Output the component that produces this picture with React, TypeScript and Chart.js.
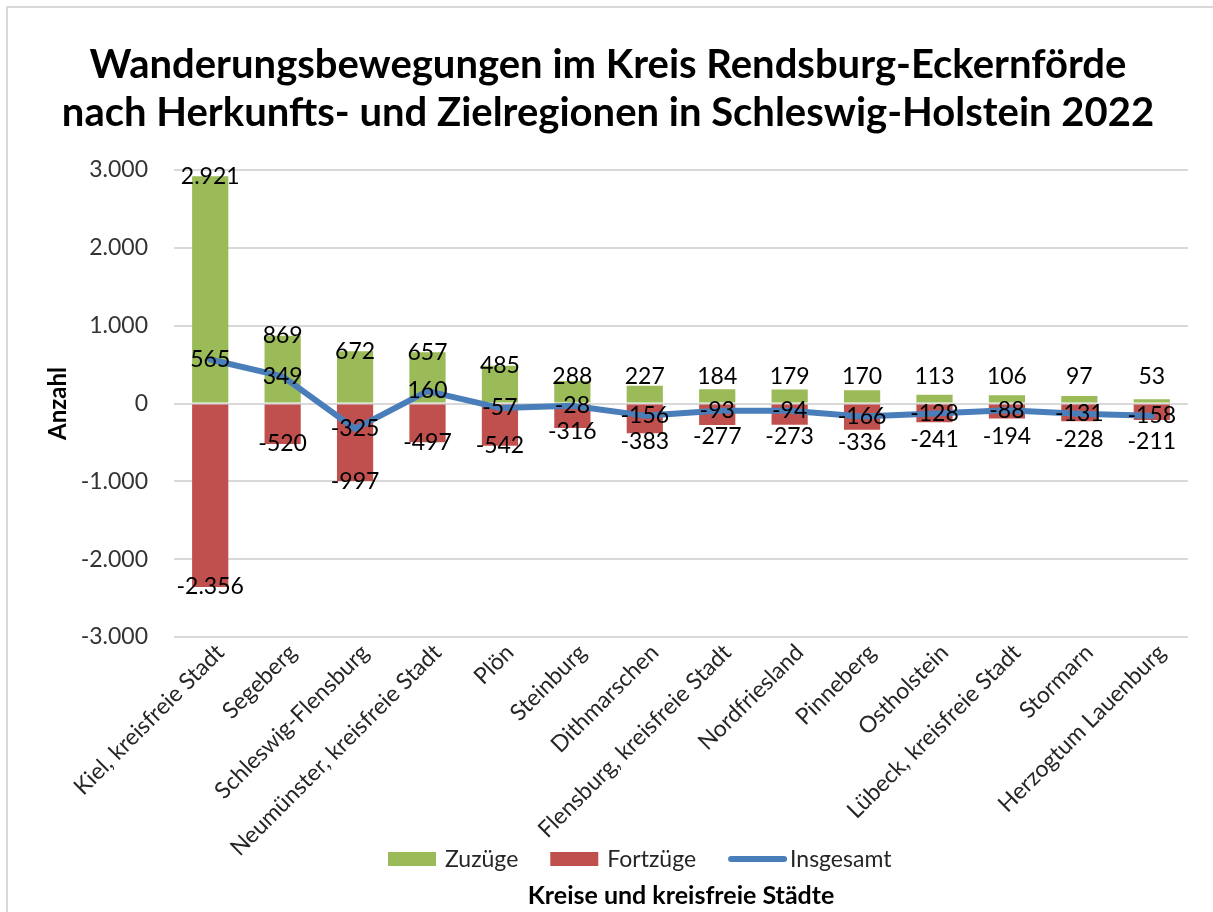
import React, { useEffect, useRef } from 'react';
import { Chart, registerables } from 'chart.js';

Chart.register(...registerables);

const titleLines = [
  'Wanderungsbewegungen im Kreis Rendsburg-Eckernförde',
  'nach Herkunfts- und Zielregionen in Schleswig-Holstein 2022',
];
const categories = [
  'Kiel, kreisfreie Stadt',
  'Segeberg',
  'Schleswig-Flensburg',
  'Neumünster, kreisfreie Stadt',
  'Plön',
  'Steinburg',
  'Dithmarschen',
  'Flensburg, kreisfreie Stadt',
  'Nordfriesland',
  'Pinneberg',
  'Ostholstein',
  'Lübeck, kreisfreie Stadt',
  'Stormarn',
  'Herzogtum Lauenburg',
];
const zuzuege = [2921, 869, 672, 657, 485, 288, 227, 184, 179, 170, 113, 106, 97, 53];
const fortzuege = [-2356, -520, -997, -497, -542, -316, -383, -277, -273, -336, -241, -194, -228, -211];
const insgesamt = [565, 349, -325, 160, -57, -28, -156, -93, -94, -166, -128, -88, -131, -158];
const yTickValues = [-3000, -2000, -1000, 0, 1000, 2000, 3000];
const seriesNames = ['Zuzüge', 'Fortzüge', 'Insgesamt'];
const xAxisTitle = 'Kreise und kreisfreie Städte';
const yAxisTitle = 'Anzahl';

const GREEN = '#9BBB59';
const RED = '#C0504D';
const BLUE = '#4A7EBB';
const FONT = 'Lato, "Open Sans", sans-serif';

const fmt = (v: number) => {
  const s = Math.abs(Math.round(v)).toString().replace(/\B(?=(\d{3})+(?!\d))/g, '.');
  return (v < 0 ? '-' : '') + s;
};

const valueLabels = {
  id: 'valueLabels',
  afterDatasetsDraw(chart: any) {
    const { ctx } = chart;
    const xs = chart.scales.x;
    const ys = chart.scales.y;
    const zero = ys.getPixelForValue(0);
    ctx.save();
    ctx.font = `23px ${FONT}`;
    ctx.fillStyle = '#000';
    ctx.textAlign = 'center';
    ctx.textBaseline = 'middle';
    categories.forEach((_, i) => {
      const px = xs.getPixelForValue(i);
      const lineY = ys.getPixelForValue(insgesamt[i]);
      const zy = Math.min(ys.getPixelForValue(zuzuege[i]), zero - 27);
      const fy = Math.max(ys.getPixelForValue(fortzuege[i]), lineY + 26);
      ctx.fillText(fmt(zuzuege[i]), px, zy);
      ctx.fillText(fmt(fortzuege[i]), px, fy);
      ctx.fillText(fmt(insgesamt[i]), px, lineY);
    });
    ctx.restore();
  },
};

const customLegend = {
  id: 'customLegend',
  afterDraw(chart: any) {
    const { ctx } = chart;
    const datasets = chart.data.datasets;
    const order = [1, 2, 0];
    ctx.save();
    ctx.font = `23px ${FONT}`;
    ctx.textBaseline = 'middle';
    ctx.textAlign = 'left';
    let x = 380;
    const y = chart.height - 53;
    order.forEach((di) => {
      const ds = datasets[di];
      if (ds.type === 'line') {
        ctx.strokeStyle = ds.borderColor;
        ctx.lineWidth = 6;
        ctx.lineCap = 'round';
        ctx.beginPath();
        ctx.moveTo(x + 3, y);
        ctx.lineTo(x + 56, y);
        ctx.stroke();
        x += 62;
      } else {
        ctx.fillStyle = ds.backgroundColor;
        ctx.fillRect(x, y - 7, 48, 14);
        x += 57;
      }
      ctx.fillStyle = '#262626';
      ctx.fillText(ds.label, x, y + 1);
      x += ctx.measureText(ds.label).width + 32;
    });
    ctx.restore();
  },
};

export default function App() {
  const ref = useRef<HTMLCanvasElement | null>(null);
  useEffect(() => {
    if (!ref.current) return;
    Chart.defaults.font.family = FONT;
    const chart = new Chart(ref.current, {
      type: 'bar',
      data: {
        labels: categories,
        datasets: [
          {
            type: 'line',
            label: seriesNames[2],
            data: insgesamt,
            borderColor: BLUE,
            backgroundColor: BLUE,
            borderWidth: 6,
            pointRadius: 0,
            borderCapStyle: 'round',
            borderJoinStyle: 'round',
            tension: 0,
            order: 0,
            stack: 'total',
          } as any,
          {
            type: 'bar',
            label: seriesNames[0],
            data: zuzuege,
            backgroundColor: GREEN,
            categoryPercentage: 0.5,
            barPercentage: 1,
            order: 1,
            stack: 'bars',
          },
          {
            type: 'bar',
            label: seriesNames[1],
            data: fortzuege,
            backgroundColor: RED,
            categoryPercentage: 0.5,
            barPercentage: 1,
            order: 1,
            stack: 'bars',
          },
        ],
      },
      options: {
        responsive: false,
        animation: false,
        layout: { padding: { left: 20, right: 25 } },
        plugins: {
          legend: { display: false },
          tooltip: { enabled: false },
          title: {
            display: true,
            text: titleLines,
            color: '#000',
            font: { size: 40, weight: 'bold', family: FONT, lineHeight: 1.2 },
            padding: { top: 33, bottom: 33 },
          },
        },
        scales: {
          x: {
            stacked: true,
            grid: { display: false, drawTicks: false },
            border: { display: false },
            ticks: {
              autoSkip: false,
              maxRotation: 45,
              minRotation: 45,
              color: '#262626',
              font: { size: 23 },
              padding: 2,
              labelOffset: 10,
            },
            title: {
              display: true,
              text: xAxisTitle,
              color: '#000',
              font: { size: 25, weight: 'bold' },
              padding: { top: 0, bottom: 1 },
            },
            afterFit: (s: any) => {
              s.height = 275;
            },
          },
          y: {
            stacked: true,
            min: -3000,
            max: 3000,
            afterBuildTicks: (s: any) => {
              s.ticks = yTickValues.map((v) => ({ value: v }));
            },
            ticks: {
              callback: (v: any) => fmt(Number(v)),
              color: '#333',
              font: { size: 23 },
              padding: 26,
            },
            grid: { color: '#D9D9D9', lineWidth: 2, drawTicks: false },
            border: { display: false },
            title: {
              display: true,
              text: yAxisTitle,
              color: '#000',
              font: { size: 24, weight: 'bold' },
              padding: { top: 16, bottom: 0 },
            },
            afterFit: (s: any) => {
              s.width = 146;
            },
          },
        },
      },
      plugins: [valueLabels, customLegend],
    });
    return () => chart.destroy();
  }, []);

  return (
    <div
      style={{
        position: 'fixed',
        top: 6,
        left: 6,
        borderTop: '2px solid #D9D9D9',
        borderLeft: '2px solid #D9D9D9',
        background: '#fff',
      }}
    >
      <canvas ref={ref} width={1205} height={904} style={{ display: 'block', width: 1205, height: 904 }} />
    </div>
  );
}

==

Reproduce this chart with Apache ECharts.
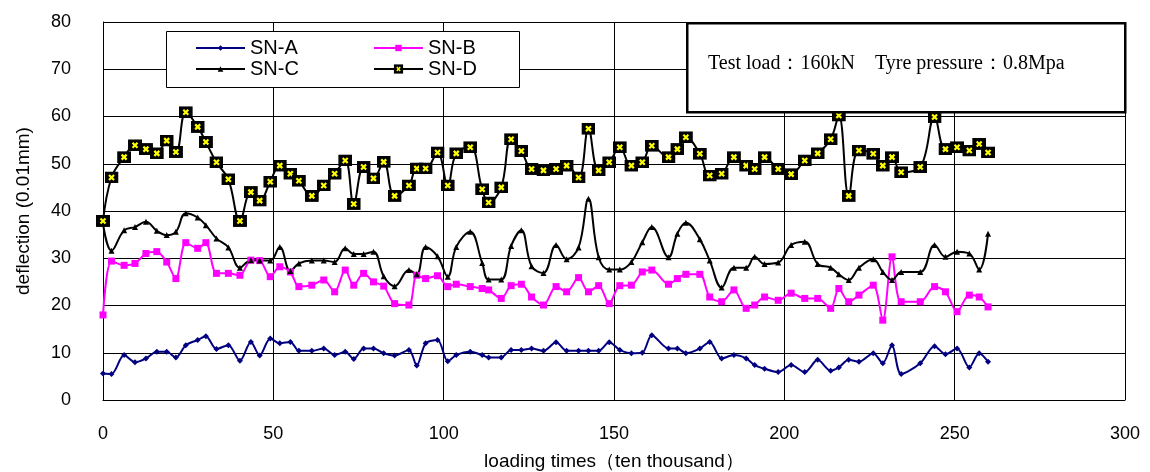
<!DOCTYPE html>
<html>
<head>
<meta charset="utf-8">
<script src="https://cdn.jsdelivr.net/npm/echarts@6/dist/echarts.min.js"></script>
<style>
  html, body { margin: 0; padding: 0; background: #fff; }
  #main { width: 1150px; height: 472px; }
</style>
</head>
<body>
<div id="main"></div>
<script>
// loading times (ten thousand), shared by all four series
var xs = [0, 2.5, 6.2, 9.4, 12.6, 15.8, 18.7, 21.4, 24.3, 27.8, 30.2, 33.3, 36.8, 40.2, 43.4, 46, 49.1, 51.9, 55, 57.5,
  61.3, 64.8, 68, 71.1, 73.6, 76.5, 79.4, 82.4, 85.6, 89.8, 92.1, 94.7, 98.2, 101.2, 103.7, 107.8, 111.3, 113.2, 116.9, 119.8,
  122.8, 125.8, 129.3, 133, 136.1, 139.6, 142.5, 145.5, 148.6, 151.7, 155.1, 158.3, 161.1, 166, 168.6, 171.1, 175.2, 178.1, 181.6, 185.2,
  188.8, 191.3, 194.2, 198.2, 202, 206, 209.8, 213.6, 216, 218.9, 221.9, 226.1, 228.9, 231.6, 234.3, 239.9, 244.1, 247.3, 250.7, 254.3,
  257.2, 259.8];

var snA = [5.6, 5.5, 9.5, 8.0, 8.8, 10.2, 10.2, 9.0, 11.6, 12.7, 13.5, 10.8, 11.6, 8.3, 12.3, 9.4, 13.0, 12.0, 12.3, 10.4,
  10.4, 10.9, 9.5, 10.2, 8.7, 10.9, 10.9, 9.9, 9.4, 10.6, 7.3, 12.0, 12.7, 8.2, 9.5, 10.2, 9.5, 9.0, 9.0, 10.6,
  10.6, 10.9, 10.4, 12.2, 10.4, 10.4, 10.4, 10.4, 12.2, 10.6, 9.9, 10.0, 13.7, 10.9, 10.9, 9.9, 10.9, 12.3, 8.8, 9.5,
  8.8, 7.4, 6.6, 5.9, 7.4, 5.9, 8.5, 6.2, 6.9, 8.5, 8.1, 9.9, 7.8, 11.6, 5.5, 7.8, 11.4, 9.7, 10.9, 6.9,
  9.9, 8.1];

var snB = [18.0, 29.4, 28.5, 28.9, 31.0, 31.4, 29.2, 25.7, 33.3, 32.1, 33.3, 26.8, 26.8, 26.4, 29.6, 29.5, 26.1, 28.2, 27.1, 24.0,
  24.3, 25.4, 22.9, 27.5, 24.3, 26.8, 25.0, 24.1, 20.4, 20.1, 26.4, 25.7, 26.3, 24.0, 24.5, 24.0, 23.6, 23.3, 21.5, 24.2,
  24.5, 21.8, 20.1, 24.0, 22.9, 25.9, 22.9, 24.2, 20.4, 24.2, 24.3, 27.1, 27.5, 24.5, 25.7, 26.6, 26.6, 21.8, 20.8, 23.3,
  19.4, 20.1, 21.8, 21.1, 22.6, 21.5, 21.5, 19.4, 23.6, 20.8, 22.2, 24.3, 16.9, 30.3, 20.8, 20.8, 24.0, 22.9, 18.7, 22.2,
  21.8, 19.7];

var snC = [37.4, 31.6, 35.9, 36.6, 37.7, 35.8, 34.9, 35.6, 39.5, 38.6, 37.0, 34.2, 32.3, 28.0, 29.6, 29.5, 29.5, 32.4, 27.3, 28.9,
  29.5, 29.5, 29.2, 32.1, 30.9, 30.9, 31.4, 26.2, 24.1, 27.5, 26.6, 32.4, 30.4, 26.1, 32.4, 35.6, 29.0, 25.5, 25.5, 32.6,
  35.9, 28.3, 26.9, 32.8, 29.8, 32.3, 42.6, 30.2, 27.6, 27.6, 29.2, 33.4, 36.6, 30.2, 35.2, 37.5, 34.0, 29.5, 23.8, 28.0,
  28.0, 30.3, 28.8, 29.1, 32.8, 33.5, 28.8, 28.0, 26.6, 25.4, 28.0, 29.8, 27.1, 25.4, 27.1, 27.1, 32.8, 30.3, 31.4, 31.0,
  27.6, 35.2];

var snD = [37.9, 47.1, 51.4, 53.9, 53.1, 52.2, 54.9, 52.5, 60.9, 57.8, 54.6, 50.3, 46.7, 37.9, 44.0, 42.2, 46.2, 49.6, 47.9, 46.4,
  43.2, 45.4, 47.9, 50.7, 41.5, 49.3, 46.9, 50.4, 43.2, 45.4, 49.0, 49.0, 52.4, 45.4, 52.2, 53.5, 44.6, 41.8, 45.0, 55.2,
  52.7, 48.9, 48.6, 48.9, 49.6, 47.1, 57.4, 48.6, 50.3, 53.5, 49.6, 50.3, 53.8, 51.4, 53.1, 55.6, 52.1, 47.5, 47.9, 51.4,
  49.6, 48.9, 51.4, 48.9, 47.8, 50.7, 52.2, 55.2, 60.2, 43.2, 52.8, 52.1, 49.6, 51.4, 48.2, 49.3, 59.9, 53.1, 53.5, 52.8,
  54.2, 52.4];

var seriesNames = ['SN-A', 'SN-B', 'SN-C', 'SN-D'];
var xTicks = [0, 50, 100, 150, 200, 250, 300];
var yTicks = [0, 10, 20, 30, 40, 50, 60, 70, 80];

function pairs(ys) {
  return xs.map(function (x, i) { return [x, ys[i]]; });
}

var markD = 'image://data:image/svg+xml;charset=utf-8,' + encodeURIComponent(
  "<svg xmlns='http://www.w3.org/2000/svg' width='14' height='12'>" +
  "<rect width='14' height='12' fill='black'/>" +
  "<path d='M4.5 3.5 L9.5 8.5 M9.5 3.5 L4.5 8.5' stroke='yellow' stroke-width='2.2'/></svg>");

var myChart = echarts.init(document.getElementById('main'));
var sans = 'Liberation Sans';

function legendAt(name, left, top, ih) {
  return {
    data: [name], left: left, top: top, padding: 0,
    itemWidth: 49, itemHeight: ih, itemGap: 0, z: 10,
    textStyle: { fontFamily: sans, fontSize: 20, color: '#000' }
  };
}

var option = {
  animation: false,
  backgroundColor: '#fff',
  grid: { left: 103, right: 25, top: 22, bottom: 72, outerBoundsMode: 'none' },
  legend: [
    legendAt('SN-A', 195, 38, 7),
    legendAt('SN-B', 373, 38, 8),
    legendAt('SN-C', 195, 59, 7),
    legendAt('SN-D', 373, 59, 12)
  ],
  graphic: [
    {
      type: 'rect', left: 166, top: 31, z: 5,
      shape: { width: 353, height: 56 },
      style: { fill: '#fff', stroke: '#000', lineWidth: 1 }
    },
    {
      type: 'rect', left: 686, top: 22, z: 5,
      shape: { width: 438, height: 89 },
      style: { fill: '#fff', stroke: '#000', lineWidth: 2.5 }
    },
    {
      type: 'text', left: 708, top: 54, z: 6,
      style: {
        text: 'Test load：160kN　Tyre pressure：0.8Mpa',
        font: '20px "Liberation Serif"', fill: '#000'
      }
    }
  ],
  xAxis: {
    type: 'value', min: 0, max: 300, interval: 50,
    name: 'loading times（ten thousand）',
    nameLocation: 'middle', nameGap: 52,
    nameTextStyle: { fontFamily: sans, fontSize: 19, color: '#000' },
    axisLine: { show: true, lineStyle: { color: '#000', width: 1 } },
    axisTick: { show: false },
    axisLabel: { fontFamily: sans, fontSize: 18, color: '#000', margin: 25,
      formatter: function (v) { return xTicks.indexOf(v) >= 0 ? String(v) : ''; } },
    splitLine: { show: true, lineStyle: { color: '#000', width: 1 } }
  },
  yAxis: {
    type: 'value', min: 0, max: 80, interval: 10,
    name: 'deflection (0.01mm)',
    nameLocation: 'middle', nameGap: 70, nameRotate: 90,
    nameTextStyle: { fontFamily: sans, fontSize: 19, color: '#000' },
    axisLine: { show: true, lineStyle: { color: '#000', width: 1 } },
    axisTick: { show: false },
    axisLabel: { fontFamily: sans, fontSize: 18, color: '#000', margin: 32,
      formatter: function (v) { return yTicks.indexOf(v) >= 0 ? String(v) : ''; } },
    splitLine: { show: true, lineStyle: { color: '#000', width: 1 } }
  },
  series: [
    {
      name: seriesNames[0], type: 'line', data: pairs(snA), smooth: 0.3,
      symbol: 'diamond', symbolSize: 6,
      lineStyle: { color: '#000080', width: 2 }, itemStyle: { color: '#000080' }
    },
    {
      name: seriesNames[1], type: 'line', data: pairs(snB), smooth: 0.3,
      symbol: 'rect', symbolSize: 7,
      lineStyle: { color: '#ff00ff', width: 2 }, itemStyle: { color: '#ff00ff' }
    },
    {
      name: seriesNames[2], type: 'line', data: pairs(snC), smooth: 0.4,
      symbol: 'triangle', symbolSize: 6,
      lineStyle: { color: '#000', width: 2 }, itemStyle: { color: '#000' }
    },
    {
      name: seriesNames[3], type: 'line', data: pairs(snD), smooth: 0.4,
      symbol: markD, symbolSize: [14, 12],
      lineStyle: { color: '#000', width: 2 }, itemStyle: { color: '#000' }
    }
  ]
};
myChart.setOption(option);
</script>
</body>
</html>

▸ **Exercise requirements**
From the records above, copy only the lines running from the line containing "Output the component" to the line containing "Chart.register(...registerables);", both ends included. Leave the pictures out.

▸ **Problem solution**
Output the component that produces this picture with React, TypeScript and Chart.js.
import React, { useEffect, useRef } from 'react';
import { Chart, registerables } from 'chart.js';

Chart.register(...registerables);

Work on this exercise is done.